What I want to talk about here is threefold. First, I want to talk about justice, and about the American legal system, and why they do not exist in the same sphere. Inherent in this discussion is the problematic nature of American legal education as well as the broken values and ingrained classism of our legal culture.

Second, I want to talk about my personal journey inside and outside the legal world. Part of this story will be the story of why I went to law school in the first place and why my experiences there brought me to the realization that law was not a great fit. The main story, however, is the one that I am living--the struggle between my own dreams and societal expectations, between the pressure of debt and material necessity and the need to discover work that I truly believe in and enjoy.
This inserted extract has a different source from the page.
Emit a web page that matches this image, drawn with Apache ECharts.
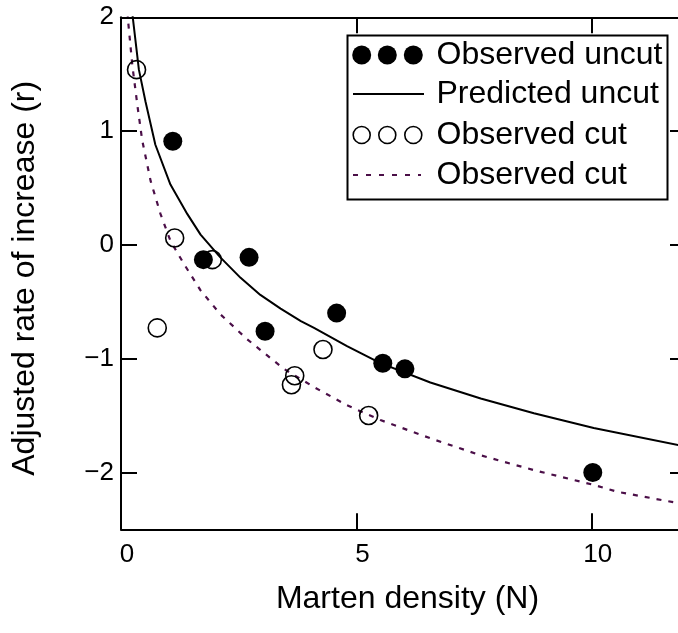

I think this is a conflict that faces many Americans today. Our economy and our culture's skewed ideas about work and material worth are killing our souls and lives. And this is the third topic I want to explore with this blog--what I think of as a spiritual as well as political crisis within our society. So I will discuss politics as well, not only economic politics but queer politics, racial politics, disability politics, and sexual politics, because I believe they are all connected. The political is personal is political.

I have a job now. It's not a legal job. But it's not one that I enjoy, either. I work as a fundraiser for a major progressive organization, and my experience with their policies has made me question the entire progressive political movement, of which I once counted myself a member.

When you come to question all the institutions with which you once identified, what do you have left?

I have myself. That's all. Myself and my own passions and convictions, the ones that have survived my alienation. The ones that really mean something.

And hopefully, at some point, I'll have you, the readers, to make this journey with me.